Сосед по лавочке искляксано-изрезанной спросил: когда все слушают, ты пишешь, а как все пишут – ты в пупок Фемиды пялишься. Ты хочешь разозлить профессора почтенного? – Да нет, конечно, просто то, что он глаголит, мне посылает мысли с ним никак не связанные. Я, если б мог, записывал бы в такт его скандированию и их. Но мать моя – синкопа. А мой отец – оксюморон, и если утону я в Эльбе вашей мелкой – меня ищите вверх, а не по мутному течению её.

*

Я дядю и отца куснул одним и тем же вопрошаньем. Давно я понял, что от них обоих толку я добьюсь, застав врасплох обоих претендентов на венец неповторимого. Всезнающего ворона прижал, как целился он в глаз сурку (счастливый в норку юркнул): вы почему такие разные с отцом? – Отец твой после смерти матери не захотел принять забот и ласк второй жены отца, его усыновившей в нежном и беспамятном младенстве. Всё то он отторгал, что матушка пыталася и ласкою, и строгостью ему привить. Любил твердить услышанное в час недобрый от отца, что королём рождаются, а не становятся.

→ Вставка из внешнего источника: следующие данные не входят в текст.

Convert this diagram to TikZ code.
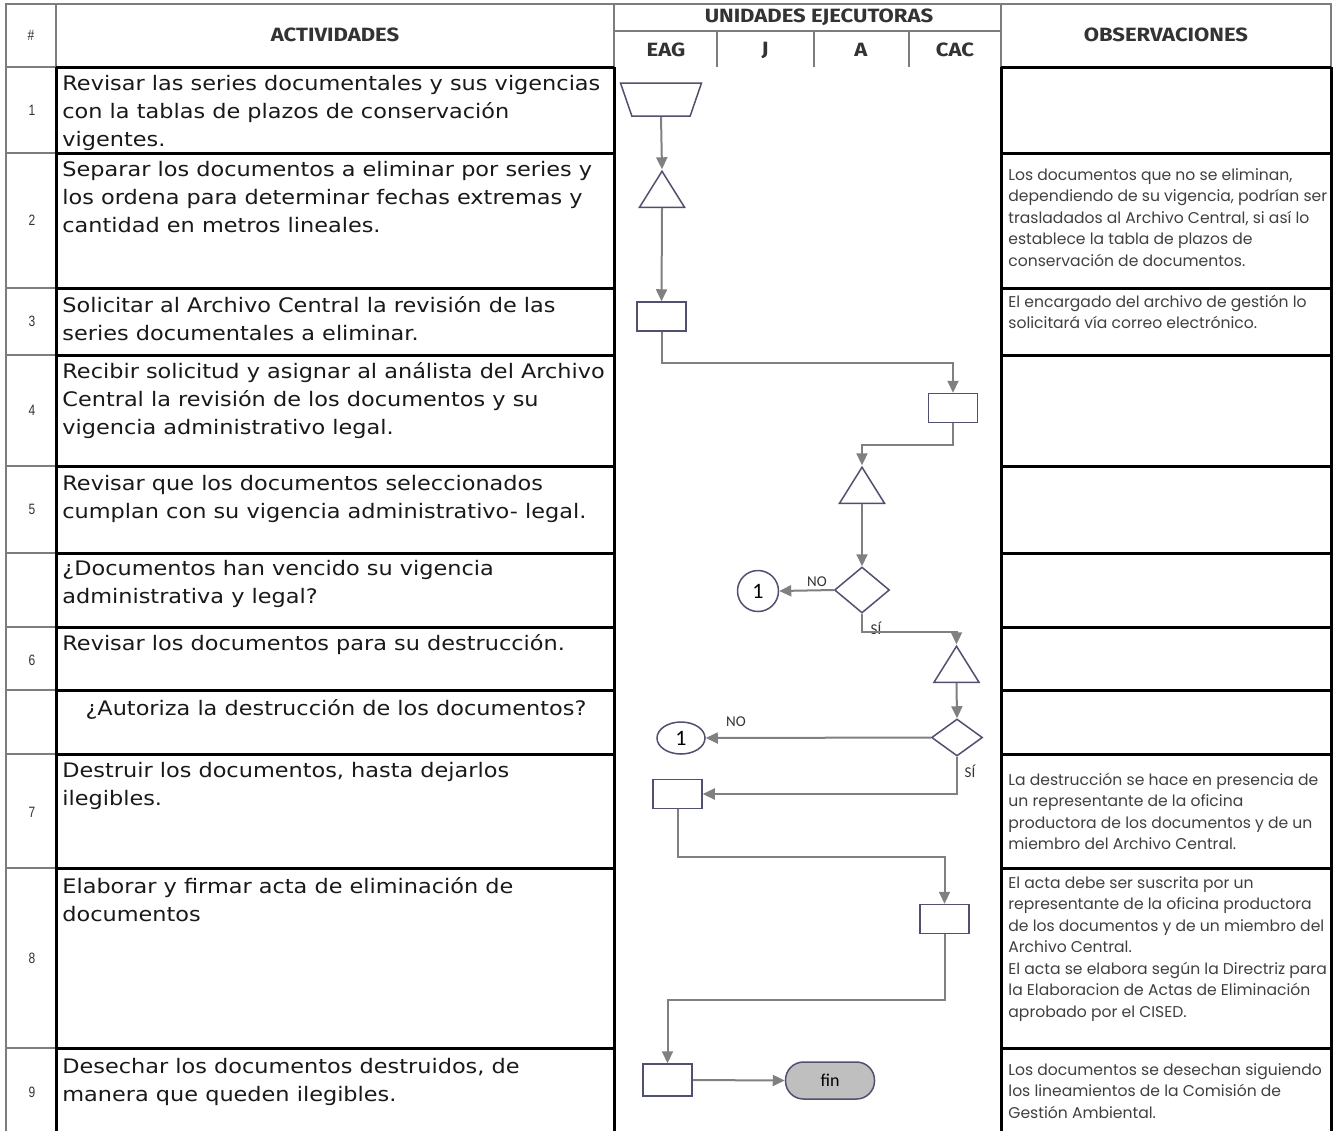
\documentclass[tikz,border=0pt]{standalone}
\usepackage{fontspec}
\usepackage{tikz}
\usetikzlibrary{shapes.geometric,arrows.meta}
\setmainfont{DejaVu Sans}[FakeStretch=1.12]
\newfontfamily\obsfont{Poppins}
\newfontfamily\headfont{Fira Sans}[FakeStretch=1.15]
\newfontfamily\numfont[FakeStretch=0.8]{Liberation Sans}
\newfontfamily\lblfont{Carlito}
\newcommand{\renglones}[1]{\begin{tabular}[t]{@{}l@{}}#1\end{tabular}}
\definecolor{borde}{RGB}{80,80,112}
\definecolor{gris}{RGB}{128,128,128}
\definecolor{rejilla}{RGB}{125,125,125}
\definecolor{textoobs}{RGB}{64,64,64}
\tikzstyle{caja} = [draw=borde, line width=0.75pt, rectangle, fill=white, minimum width=24.5pt, minimum height=14.5pt, inner sep=0pt]
\tikzstyle{triangulo} = [draw=borde, line width=0.75pt, isosceles triangle, isosceles triangle stretches, shape border rotate=90, minimum width=22.5pt, minimum height=18pt, inner sep=1pt, anchor=south]
\tikzstyle{rombo} = [draw=borde, line width=0.75pt, diamond, minimum width=27.5pt, minimum height=23pt, inner sep=0pt]
\tikzstyle{trapecio} = [draw=borde, line width=0.75pt, trapezium, trapezium stretches=true, shape border rotate=180, trapezium left angle=79, trapezium right angle=79, minimum width=40.5pt, minimum height=16.5pt, inner sep=1pt]
\tikzstyle{conector} = [draw=borde, line width=0.75pt, ellipse, inner sep=0pt, font=\lblfont\fontsize{11}{12}\selectfont]
\tikzstyle{terminal} = [draw=borde, line width=0.75pt, fill=gray!50, rectangle, rounded corners=9pt, minimum width=44.5pt, minimum height=18.5pt, font=\lblfont\fontsize{9}{10}\selectfont]
\tikzstyle{flecha} = [draw=gris, line width=1pt, -{Triangle[length=6pt,width=5.5pt]}]
\tikzstyle{etiqueta} = [inner sep=0pt, font=\lblfont\fontsize{7.5}{8}\selectfont, text=black!80]
\tikzstyle{actividad} = [anchor=base west, inner sep=0pt, font=\fontsize{10}{14}\selectfont, text=black!90]
\tikzstyle{observacion} = [anchor=base west, inner sep=0pt, font=\obsfont\fontsize{7.8}{10.75}\selectfont, text=textoobs]
\tikzstyle{numero} = [inner sep=0pt, font=\numfont\fontsize{7.5}{9}\selectfont, text=black!80]
\tikzstyle{encabezado} = [inner sep=0pt, font=\headfont\bfseries\fontsize{9.6}{11}\selectfont, text=black!80]
\tikzstyle{negra} = [line width=1.5pt, black]
\tikzstyle{gruesa} = [line width=1.25pt, rejilla]

\begin{document}
\begin{tikzpicture}[x=0.5pt, y=-0.5pt]
	\fill[white] (0,0) rectangle (1333,1131);
	\useasboundingbox (0,0) rectangle (1333,1131);
	% encabezados
	\node[numero] (hnum) at (31,35) {\#};
	\node[encabezado] (hact) at (335,35) {ACTIVIDADES};
	\node[encabezado] (huni) at (819,17) {UNIDADES EJECUTORAS};
	\node[encabezado] (heag) at (666,50) {EAG};
	\node[encabezado] (hj) at (765,50) {J};
	\node[encabezado] (ha) at (861,50) {A};
	\node[encabezado] (hcac) at (955,50) {CAC};
	\node[encabezado] (hobs) at (1166,35) {OBSERVACIONES};
	% numeros
	\node[numero] (n1) at (32,110) {1};
	\node[numero] (n2) at (32,220) {2};
	\node[numero] (n3) at (32,321) {3};
	\node[numero] (n4) at (32,410) {4};
	\node[numero] (n5) at (32,509) {5};
	\node[numero] (n6) at (32,660) {6};
	\node[numero] (n7) at (32,812) {7};
	\node[numero] (n8) at (32,958) {8};
	\node[numero] (n9) at (32,1092) {9};
	% actividades
	\node[actividad] (act1) at (62,90) {\renglones{Revisar las series documentales y sus vigencias\\con la tablas de plazos de conservación\\vigentes.}};
	\node[actividad] (act2) at (62,176) {\renglones{Separar los documentos a eliminar por series y\\los ordena para determinar fechas extremas y\\cantidad en metros lineales.}};
	\node[actividad] (act3) at (62,312) {\renglones{Solicitar al Archivo Central la revisión de las\\series documentales a eliminar.}};
	\node[actividad] (act4) at (62,378) {\renglones{Recibir solicitud y asignar al análista del Archivo\\Central la revisión de los documentos y su\\vigencia administrativo legal.}};
	\node[actividad] (act5) at (62,490) {\renglones{Revisar que los documentos seleccionados\\cumplan con su vigencia administrativo- legal.}};
	\node[actividad] (preg1) at (62,575) {\renglones{¿Documentos han vencido su vigencia\\administrativa y legal?}};
	\node[actividad] (act6) at (62,650) {Revisar los documentos para su destrucción.};
	\node[actividad, anchor=base] (preg2) at (336,715) {¿Autoriza la destrucción de los documentos?};
	\node[actividad] (act7) at (62,777) {\renglones{Destruir los documentos, hasta dejarlos\\ilegibles.}};
	\node[actividad] (act8) at (62,893) {\renglones{Elaborar y firmar acta de eliminación de\\documentos}};
	\node[actividad] (act9) at (62,1073) {\renglones{Desechar los documentos destruidos, de\\manera que queden ilegibles.}};
	% observaciones
	\node[observacion] (obs2) at (1008,180) {\renglones{Los documentos que no se eliminan,\\dependiendo de su vigencia, podrían ser\\trasladados al Archivo Central, si así lo\\establece la tabla de plazos de\\conservación de documentos.}};
	\node[observacion] (obs3) at (1008,307) {\renglones{El encargado del archivo de gestión lo\\solicitará vía correo electrónico.}};
	\node[observacion] (obs7) at (1008,785) {\renglones{La destrucción se hace en presencia de\\un representante de la oficina\\productora de los documentos y de un\\miembro del Archivo Central.}};
	\node[observacion] (obs8) at (1008,888) {\renglones{El acta debe ser suscrita por un\\representante de la oficina productora\\de los documentos y de un miembro del\\Archivo Central.\\El acta se elabora según la Directriz para\\la Elaboracion de Actas de Eliminación\\aprobado por el CISED.}};
	\node[observacion] (obs9) at (1008,1075) {\renglones{Los documentos se desechan siguiendo\\los lineamientos de la Comisión de\\Gestión Ambiental.}};
	% rejilla
	\draw[gruesa] (6,1131) -- (6,4) -- (1331,4) -- (1331,67);
	\draw[gruesa] (56,4) -- (56,67);
	\draw[gruesa] (614,4) -- (614,67);
	\draw[gruesa] (1001,4) -- (1001,67);
	\draw[gruesa] (614,31) -- (1001,31);
	\foreach \x in {717,814,909}
		\draw[gruesa] (\x,31) -- (\x,67);
	\foreach \y in {67,153,288,355,466,553,627,690,754,868,1048}{
		\draw[gruesa] (6,\y) -- (56,\y);
		\draw[negra] (56,\y) -- (614,\y);
		\draw[negra] (1001,\y) -- (1331,\y);
	}
	\foreach \x in {56,614,1001,1331}
		\draw[negra] (\x,67) -- (\x,1131);
	% diagrama
	\node[trapecio] (inicio) at (661,99.5) {};
	\node[triangulo] (arch1) at (662,208) {};
	\node[caja] (solicitud) at (661.5,316.5) {};
	\node[caja] (recibir) at (953,408) {};
	\node[triangulo] (arch2) at (862,504) {};
	\node[rombo] (vencido) at (862,590) {};
	\node[conector, minimum width=20.5pt, minimum height=20.5pt] (con1) at (758,591) {1};
	\node[triangulo] (arch3) at (956.5,683) {};
	\node[rombo, minimum width=25.5pt, minimum height=18.5pt] (autoriza) at (957,737.5) {};
	\node[conector, minimum width=24pt, minimum height=16pt] (con2) at (681,738) {1};
	\node[caja] (destruir) at (677.5,794) {};
	\node[caja] (acta) at (944.5,919) {};
	\node[caja, minimum height=16pt] (desechar) at (667.5,1080) {};
	\node[terminal] (fin) at (830,1080.5) {fin};
	\node[etiqueta] (no1) at (817,582) {NO};
	\node[etiqueta] (si1) at (876,628) {SÍ};
	\node[etiqueta] (no2) at (736,722) {NO};
	\node[etiqueta] (si2) at (970,771) {SÍ};
	\draw[flecha] (inicio.south) -- (arch1.apex);
	\draw[flecha] (arch1.south) -- (solicitud.north);
	\draw[flecha] (solicitud.south) -- ++(0,31) -| (recibir.north);
	\draw[flecha] (recibir.south) -- ++(0,22) -| (arch2.apex);
	\draw[flecha] (arch2.south) -- (vencido.north);
	\draw[flecha] (vencido.west) -- (con1.east);
	\draw[flecha] (vencido.south) -- ++(0,18) -| (arch3.apex);
	\draw[flecha] (arch3.south) -- (autoriza.north);
	\draw[flecha] (autoriza.west) -- (con2.east);
	\draw[flecha] (autoriza.south) |- (destruir.east);
	\draw[flecha] (destruir.south) -- ++(0,48) -| (acta.north);
	\draw[flecha] (acta.south) -- ++(0,66) -| (desechar.north);
	\draw[flecha] (desechar.east) -- (fin.west);
\end{tikzpicture}
\end{document}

Отец был колоритен, как всегда: На голых скалах не растёт порей. В Афинах ваших не пекут царей. (Подхватив и посадив за себя на коня доезжачего): Как и псарей (Указав с хохотом на колокольню, откуда задребезжал наш старый треснувший колокол): Как, впрочем, и пономарей!

*

Вот вам, juris prudentes, заданье по моральной философии – рассказ полу́ночный служанки нашей, горбатой карлы. Сестра её пролезла в замок местного курфюста, отдавши всё как плату своё потенциальное приданное. Там началась её карьера, приведшая довольно скоро под венец с сынком немым всесильной кастелянши замка. Та в ней души не чаяла и как в невестке, и как в подручной преданной безмерно. Приданным, кстати, стали деньги за покров, что наша карла вышивала с детства дабы он вкладом за неё для ордена сестёр Карме́ли босоногих стал. Горбунья, в том увидя промысел небес, пожертвовала скапулярием для фартука служанки. Свекровь сестру её намёками кормила, нечастыми, но многообещающими, по поводу надвинувшейся старости и назревающей потребности в преемнице и для неё добилась учрежденья званья вице-кастелянши, которое та разделила, «по требованию курфюста», с сестрою мужа – юною послушницей, почти уже готовой ко Христу податься под венец ничком, ну а пока что постигающей азы хозяйства домово́го, что и в затворе будет ей весьма потребно. Сестра горбуньи, в страхе упустить плешивую Фортуну, вытравливала все плоды, что натерпевшийся до сорока годов поллюций супруг ей в лоно водворял. Но лишь ударило ему полста́, как престарелая свекровушка заветное кольцо ключей передала – не ей, а собственной дочурке, которая была, как выяснилось, в монастырь обещана, коль брат окажется способен их продолжить род, а тут и возраст кастелянский – тридцать лет – приспел. При перспективах радужных таких и женишка спроворили под будущее жалованье от курфюста.